I'm starting to learn about differential equations, and I'm having trouble mentally adjusting to working with differentials as separate quantities. (I took calculus in high school and college but I don't remember ever learning about differentials or differential equations, so the whole concept is refusing to stick in my brain.)
Mechanically I can do the work and get the right answer. But I don't really understand why it's correct to do the operations that I'm doing. My problem is that I can't quite grasp why it's OK to do arithmetic on differentials just because Leibniz's notation happens to make it "look right". I mostly get (at least, I can accept) why we can take a DE like this:
$dy/dx = -xy$
and multiply through by $dx$, divide by $y$, then anti-differentiate the resulting two parts. I have always thought that $dy/dx$ was just a different form of notation for a function, $f'(x)$ that described the rate of change of y vs. x. But I can accept that it's actually a ratio of two infinitesimal numeric values.

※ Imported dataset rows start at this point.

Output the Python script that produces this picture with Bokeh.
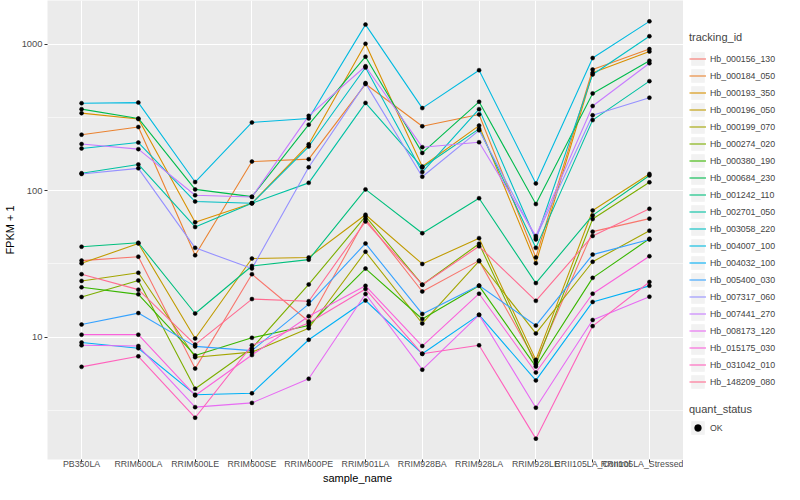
import numpy as np
from bokeh.plotting import figure
from bokeh.layouts import row, column
from bokeh.core.properties import value
from bokeh.models import (FactorRange, Range1d, FixedTicker, Legend, LegendItem,
                          ColumnDataSource, PrintfTickFormatter)
from bokeh.embed import file_html
from bokeh.resources import INLINE

samples = ["PB350LA", "RRIM600LA", "RRIM600LE", "RRIM600SE", "RRIM600PE", "RRIM901LA",
           "RRIM928BA", "RRIM928LA", "RRIM928LE", "RRII105LA_Control", "RRII105LA_Stressed"]

tracking_ids = ["Hb_000156_130", "Hb_000184_050", "Hb_000193_350", "Hb_000196_050",
                "Hb_000199_070", "Hb_000274_020", "Hb_000380_190", "Hb_000684_230",
                "Hb_001242_110", "Hb_002701_050", "Hb_003058_220", "Hb_004007_100",
                "Hb_004032_100", "Hb_005400_030", "Hb_007317_060", "Hb_007441_270",
                "Hb_008173_120", "Hb_015175_030", "Hb_031042_010", "Hb_148209_080"]

# FPKM + 1 per sample (order of `samples`)
hb_000156_130 = [33.3, 35.4, 6.1, 26.9, 12.8, 64.0, 20.5, 33.3, 6.8, 52.5, 64.4]
hb_000184_050 = [241, 272, 36.2, 158, 164, 534, 275, 331, 35.0, 671, 925]
hb_000193_350 = [338, 308, 60.8, 82, 207, 1005, 146, 278, 32.0, 637, 890]
hb_000196_050 = [31.9, 43.6, 9.8, 34.4, 35.0, 68.5, 31.6, 47.4, 7.0, 73.2, 130]
hb_000199_070 = [24.2, 27.5, 7.3, 7.9, 11.5, 38.3, 12.4, 33.0, 10.6, 32.7, 53.3]
hb_000274_020 = [18.8, 24.4, 4.45, 8.4, 22.9, 66.7, 22.8, 43.4, 6.5, 64.0, 114]
hb_000380_190 = [21.9, 19.6, 7.5, 9.9, 12.0, 29.4, 13.3, 22.4, 6.3, 25.4, 46.9]
hb_000684_230 = [360, 311, 102, 91, 282, 821, 181, 404, 81, 461, 770]
hb_001242_110 = [41.4, 44.1, 14.5, 30.6, 33.8, 102, 51.2, 88.8, 23.4, 67.8, 127]
hb_002701_050 = [131.5, 151, 56.5, 82, 113, 397, 144, 264, 40.7, 303, 559]
hb_003058_220 = [194, 213, 84.3, 82, 200, 692, 134, 360, 46.4, 621, 1132]
hb_004007_100 = [395, 399, 114.5, 292, 311, 1359, 366, 664, 112, 804, 1430]
hb_004032_100 = [9.2, 8.4, 4.05, 4.14, 9.6, 17.8, 7.7, 14.2, 5.07, 17.4, 22.4]
hb_005400_030 = [12.2, 14.6, 8.65, 8.1, 16.8, 43.6, 14.4, 22.5, 12.0, 36.6, 46.4]
hb_007317_060 = [130, 142, 40.7, 29.4, 144.5, 542, 124.5, 258, 47.6, 327, 431]
hb_007441_270 = [208, 192, 93, 90.6, 324, 706, 198, 214, 49, 378, 740]
hb_008173_120 = [8.8, 8.7, 3.33, 3.56, 5.2, 19.7, 6.0, 14.2, 3.30, 13.1, 18.9]
hb_015175_030 = [10.4, 10.4, 4.0, 7.55, 13.9, 22.4, 8.7, 19.8, 5.74, 19.8, 35.7]
hb_031042_010 = [6.27, 7.4, 2.82, 8.8, 12.5, 21.3, 7.7, 8.8, 2.03, 11.9, 23.8]
hb_148209_080 = [26.9, 21.1, 8.9, 18.2, 17.6, 61.6, 22.8, 41.7, 17.7, 49.1, 75.2]

series = [hb_000156_130, hb_000184_050, hb_000193_350, hb_000196_050, hb_000199_070,
          hb_000274_020, hb_000380_190, hb_000684_230, hb_001242_110, hb_002701_050,
          hb_003058_220, hb_004007_100, hb_004032_100, hb_005400_030, hb_007317_060,
          hb_007441_270, hb_008173_120, hb_015175_030, hb_031042_010, hb_148209_080]

colors = ["#F8766D", "#EA8331", "#D89000", "#C09B00", "#A3A500", "#7CAE00", "#39B600",
          "#00BB4E", "#00BF7D", "#00C1A3", "#00BFC4", "#00BAE0", "#00B0F6", "#35A2FF",
          "#9590FF", "#C77CFF", "#E76BF3", "#FA62DB", "#FF62BC", "#FF6C91"]

quant_levels = ["OK"]
x_title = "sample_name"

allv = np.concatenate([np.array(s, dtype=float) for s in series])
lo, hi = np.log10(allv.min()), np.log10(allv.max())
pad = 0.05 * (hi - lo)

FONT = "Liberation Sans"
TH = 13           # height of the x-title strip
H = 484 - TH      # height of the plot row
PW = 683          # main figure width

p = figure(width=PW, height=H,
           x_range=FactorRange(*samples, range_padding=0.1, range_padding_units="absolute"),
           y_axis_type="log", y_range=Range1d(10 ** (lo - pad), 10 ** (hi + pad)),
           output_backend="svg", toolbar_location=None,
           min_border_top=0, min_border_right=0, min_border_left=0, min_border_bottom=0,
           background_fill_color="#EBEBEB", border_fill_color="white", outline_line_color=None)

line_renderers = []
for tid, vals, col in zip(tracking_ids, series, colors):
    src = ColumnDataSource(dict(x=samples, y=vals))
    r = p.line("x", "y", source=src, line_color=col, line_width=1.1)
    line_renderers.append(r)

for vals in series:
    src = ColumnDataSource(dict(x=samples, y=vals))
    p.scatter("x", "y", source=src, size=4, fill_color="black", line_color="black",
              line_width=0.5)

# axes
p.yaxis.ticker = FixedTicker(ticks=[10, 100, 1000],
                             minor_ticks=[10 ** 0.5, 10 ** 1.5, 10 ** 2.5])
p.yaxis.formatter = PrintfTickFormatter(format="%d")
for ax in (p.xaxis, p.yaxis):
    ax.axis_line_color = None
    ax.major_tick_line_color = "#333333"
    ax.major_tick_out = 3
    ax.major_tick_in = 0
    ax.minor_tick_line_color = None
    ax.major_label_text_color = "#4D4D4D"
    ax.major_label_text_font = FONT
    ax.major_label_text_font_size = "8.8px"
    ax.major_label_standoff = 1
    ax.major_label_text_line_height = 1.0
    ax.axis_label_text_font = FONT
    ax.axis_label_text_font_size = "11px"
    ax.axis_label_text_font_style = "normal"
    ax.axis_label_text_color = "black"
    ax.axis_label_standoff = 1
    ax.axis_label_text_line_height = 1.0
p.xaxis.major_label_standoff = -4
p.yaxis.axis_label = "FPKM + 1"
p.yaxis.major_label_text_font_size = "9.4px"
p.yaxis.axis_label_standoff = 3

p.xgrid.grid_line_color = "white"
p.xgrid.grid_line_width = 1.1
p.ygrid.grid_line_color = "white"
p.ygrid.grid_line_width = 1.1
p.ygrid.minor_grid_line_color = "white"
p.ygrid.minor_grid_line_width = 0.55

# legend panel (frame aligned with the main frame by the row layout)
lp = figure(width=784 - PW, height=H, x_range=Range1d(0, 1), y_range=Range1d(0, 1),
            x_axis_type=None, y_axis_type=None, output_backend="svg", toolbar_location=None,
            min_border=0, outline_line_color=None, background_fill_color="white")
lp.grid.visible = False
off = [-10, -9]
bg = lp.quad(left=[-10], right=[-9], top=[-9], bottom=[-10], fill_color="#F2F2F2", line_color=None)
items = []
for tid, col in zip(tracking_ids, colors):
    lr = lp.line(x=off, y=off, line_color=col, line_width=1.1)
    items.append(LegendItem(label=tid, renderers=[bg, lr]))
pk = lp.scatter(x=[-10], y=[-10], size=4, fill_color="black", line_color="black", line_width=0.5)

common = dict(glyph_width=17, glyph_height=17, label_height=17, spacing=0,
              padding=0, margin=0, border_line_color=None, background_fill_alpha=0,
              label_text_font=FONT, label_text_font_size="8.8px", label_standoff=4,
              title_text_font=FONT, title_text_font_size="11px",
              title_text_font_style="normal")
leg1 = Legend(items=items, title="tracking_id", location=(6, 69), title_standoff=7, **common)
leg2 = Legend(items=[LegendItem(label=quant_levels[0], renderers=[bg, pk])],
              title="quant_status", location=(6, 23), title_standoff=4, **common)
lp.add_layout(leg1)
lp.add_layout(leg2)

# x-axis title strip, its frame spans the same columns as the main panel
tf = figure(width=784, height=TH, x_range=Range1d(0, 1), y_range=Range1d(0, 1),
            x_axis_type=None, y_axis_type=None, output_backend="svg", toolbar_location=None,
            min_border_left=38, min_border_right=784 - PW + 7, min_border_top=0,
            min_border_bottom=0, outline_line_color=None, background_fill_color="white")
tf.grid.visible = False
tf.text(x=[0.5], y=[0.5], text=[x_title], text_align="center", text_baseline="middle",
        text_font=value(FONT), text_font_size="11px", text_color="black")

layout = column(row(p, lp, spacing=0), tf, spacing=0)
open("out.html", "w").write(file_html(layout, INLINE))
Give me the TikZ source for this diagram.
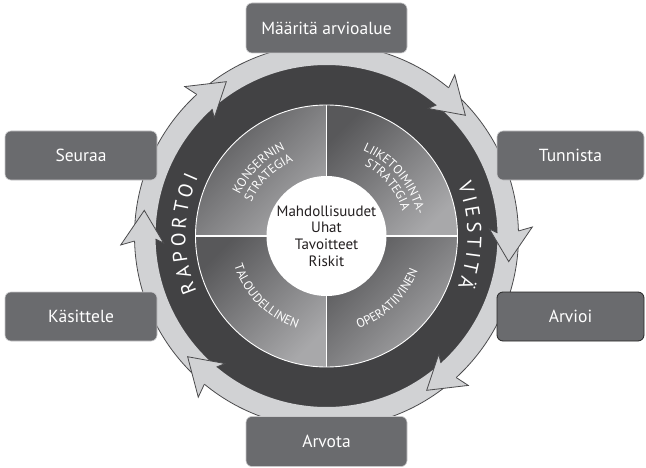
\documentclass[tikz,border=0pt]{standalone}
\usepackage{fontspec}
\setmainfont{PT Sans}
\usetikzlibrary{decorations.text,calc}
\definecolor{bandc}{HTML}{D1D2D4}
\definecolor{outl}{HTML}{4A4A4C}
\definecolor{boxc}{HTML}{6A6B6E}
\definecolor{boxedge}{HTML}{C8C8CA}
\definecolor{dk1}{HTML}{424244}
\definecolor{dk2}{HTML}{5A5A5C}
\definecolor{q1}{HTML}{58585A}
\definecolor{q2}{HTML}{A8A8AA}
\definecolor{txt}{HTML}{231F20}
\pgfdeclareradialshading{darkring}{\pgfpoint{0bp}{0bp}}{color(0bp)=(dk1); color(38bp)=(dk1); color(50bp)=(dk2)}
\begin{document}
\begin{tikzpicture}[x=1pt,y=1pt,
  stepbox/.style={rectangle, rounded corners=6pt, fill=boxc, draw=boxedge, line width=0.6pt,
    text=white, font=\fontsize{17.5}{20}\selectfont, inner sep=0pt},
  outline/.style={draw=outl, line width=0.8pt, line join=miter},
  quad/.style={top color=q1, bottom color=q2, shading angle=45},
  divider/.style={white, line width=1.2pt},
  qtext/.style={decorate, decoration={text along path, text align=center,
    text={|\color{white}\fontsize{12.5}{13}\selectfont|#1}}},
  rtext/.style={decorate, decoration={text along path, text align=fit to path,
    text={|\color{white}\fontsize{20}{22}\selectfont|#1}}}
]
\useasboundingbox (0,0) rectangle (646,467);
\fill[white] (0,0) rectangle (646,467);
\coordinate (C) at (326.5,231);
\begin{scope}[shift={(C)}]
  % dark ring
  \shade[shading=darkring] (0,0) circle[radius=173pt];
  % light band
  \fill[bandc, even odd rule] (0,0) circle[radius=192pt] (0,0) circle[radius=171pt];
  \draw[outline] (0,0) circle[radius=192pt];
  % arrowheads (clockwise)
  \foreach \a in {41,-8,-57,221,172,123} {
    \fill[bandc] ({\a+9.5}:192pt) -- ({\a+10.5}:206pt) -- (\a:184pt) -- ({\a+10.5}:163pt) -- ({\a+9}:171pt) -- cycle;
    \draw[outline] ({\a+9.5}:192pt) -- ({\a+10.5}:206pt) -- (\a:184pt) -- ({\a+10.5}:163pt) -- ({\a+9}:171pt);
  }
  % quadrants
  \shade[quad] (0,0) -- (90:131pt) arc[start angle=90, end angle=180, radius=131pt] -- cycle;
  \shade[quad] (0,0) -- (0:131pt) arc[start angle=0, end angle=90, radius=131pt] -- cycle;
  \shade[quad] (0,0) -- (180:131pt) arc[start angle=180, end angle=270, radius=131pt] -- cycle;
  \shade[quad] (0,0) -- (270:131pt) arc[start angle=270, end angle=360, radius=131pt] -- cycle;
  \draw[divider] (0:131pt) -- (180:131pt);
  \draw[divider] (90:131pt) -- (270:131pt);
  \draw[white, line width=0.9pt] (0,0) circle[radius=131pt];
  \fill[white] (0,0) circle[radius=60pt];
  % quadrant labels
  \path[qtext=KONSERNIN] (195:96pt) arc[start angle=195, end angle=75, radius=96pt];
  \path[qtext=STRATEGIA] (195:82pt) arc[start angle=195, end angle=75, radius=82pt];
  \path[qtext=LIIKETOIMINTA-] (100:93pt) arc[start angle=100, end angle=-20, radius=93pt];
  \path[qtext=STRATEGIA] (100:80pt) arc[start angle=100, end angle=-20, radius=80pt];
  \path[qtext=TALOUDELLINEN] (165:97pt) arc[start angle=165, end angle=285, radius=97pt];
  \path[qtext=OPERATIIVINEN] (-106:98pt) arc[start angle=-106, end angle=14, radius=98pt];
  % ring labels
  \path[rtext=RAPORTOI] (203:141pt) arc[start angle=203, end angle=155.5, radius=141pt];
  \path[rtext=VIESTITÄ] (21.5:141pt) arc[start angle=21.5, end angle=-21, radius=141pt];
\end{scope}
\node[align=center, text=txt, font=\fontsize{15}{16.7}\selectfont] (mid) at (C) {Mahdollisuudet\\Uhat\\Tavoitteet\\Riskit};
% boxes
\node[stepbox, minimum width=161pt, minimum height=50pt] (maar) at (326.5,439) {Määritä arvioalue};
\node[stepbox, minimum width=161pt, minimum height=50pt] (arvota) at (326.5,25.5) {Arvota};
\node[stepbox, minimum width=147pt, minimum height=49pt] (tunn) at (570.5,311.5) {Tunnista};
\node[stepbox, minimum width=147pt, minimum height=49pt, draw=black!85, line width=0.8pt] (arvioi) at (570.5,150.5) {Arvioi};
\node[stepbox, minimum width=152pt, minimum height=49pt] (seur) at (81,311.5) {Seuraa};
\node[stepbox, minimum width=152pt, minimum height=49pt] (kas) at (81,150.5) {Käsittele};
\end{tikzpicture}
\end{document}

Where my understanding fails is with this form of the same differential equation:
$(d/dx + x)y = 0$
at which point we "distributed" the $y$ to get the subsequent step. But I have no idea what $d/dx$ actually means. In my mind, I have treated it as an operation applied to functions: you "apply" $d/dx$ to a function written in terms of $x$ to get it's derivative. How, then can we add to and multiply by an operation? To me, that second equation looks exactly as if you had written $(! + x)y = 0$ and expanded that to $y! = -xy$, which obviously makes no sense. Why then, does it "work" for $d/dx$? What numeric quantity is $d/dx$ supposed to be?